Implementation: Use services like Firebase Remote Config or LaunchDarkly to set rules such as: if user belongs to segment A, show onboarding flow A; if segment B, show flow B.
Example: For new SaaS users in enterprise segments, include advanced integrations in the onboarding sequence. For startups, focus on quick setup tutorials.

b) Tailoring Messaging and Offers (Personalized Emails, In-App Messages)

Use data-driven triggers to send targeted communications:

Email Personalization: Incorporate user-specific data such as industry or recent activity into subject lines and email body (e.g., “Optimize your SaaS onboarding with these tips”).
In-App Messages: Use real-time data to display contextual prompts, such as suggesting a feature based on recent page visits.

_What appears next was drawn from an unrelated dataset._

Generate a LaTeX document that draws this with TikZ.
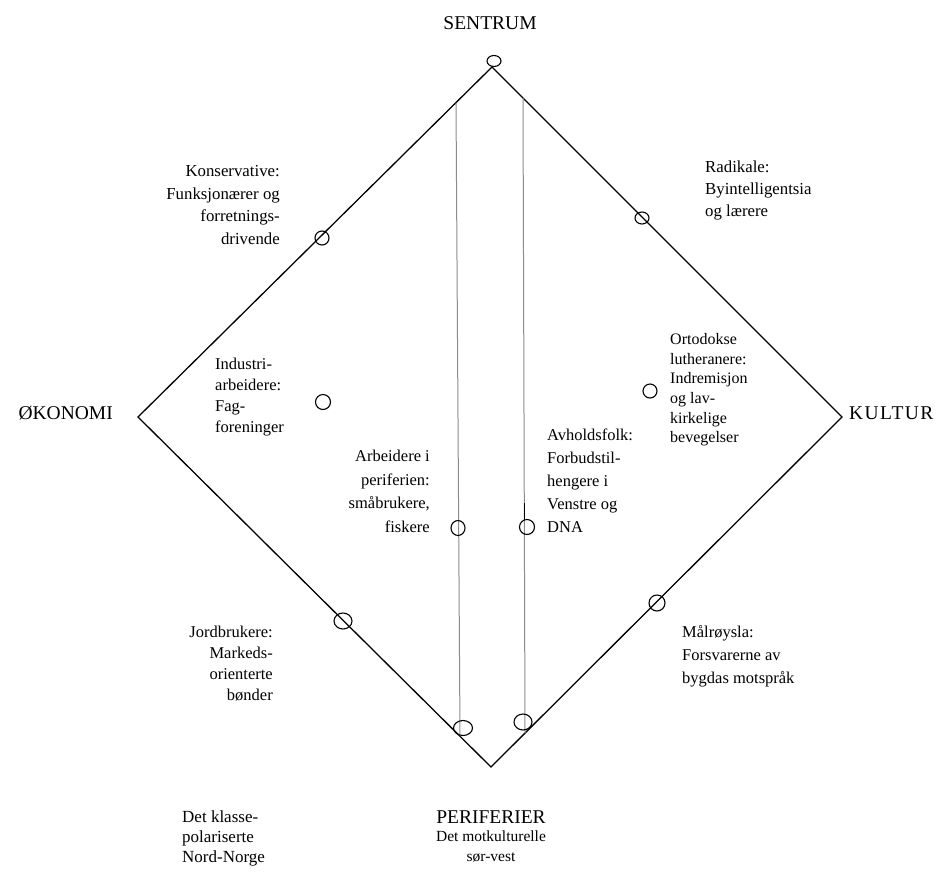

c) Using Data to Guide User Journey Mapping (Next Best Action, NBA Algorithms)

Implement NBA frameworks:

Methodology: Use Markov Decision Processes or machine learning models like XGBoost to predict the next best step based on current user state.
Practical Step: Build a feature-rich user state vector (e.g., completed steps, time elapsed, engagement metrics) and train your model on historical onboarding data to recommend personalized next actions.

5. Implementing Technical Mechanisms for Dynamic Personalization

a) Using Feature Flags and Remote Configurations (Firebase, LaunchDarkly)

Set up feature flag systems to toggle content dynamically:

Implementation: Define flag rules based on user segments or data attributes. For example, “show_advanced_tips” enabled only for users with high engagement scores.
Best Practice: Use remote config to update flags without app redeploys, enabling quick adjustments based on ongoing data analysis.

b) Applying Machine Learning Models for Content Recommendation

Develop models that predict the most relevant content or next steps:

Model Development: Use labeled data from historical onboarding interactions to train classifiers or ranking models, utilizing frameworks like TensorFlow or LightGBM.
Deployment: Serve models via REST APIs, integrating with your frontend to fetch personalized content on demand.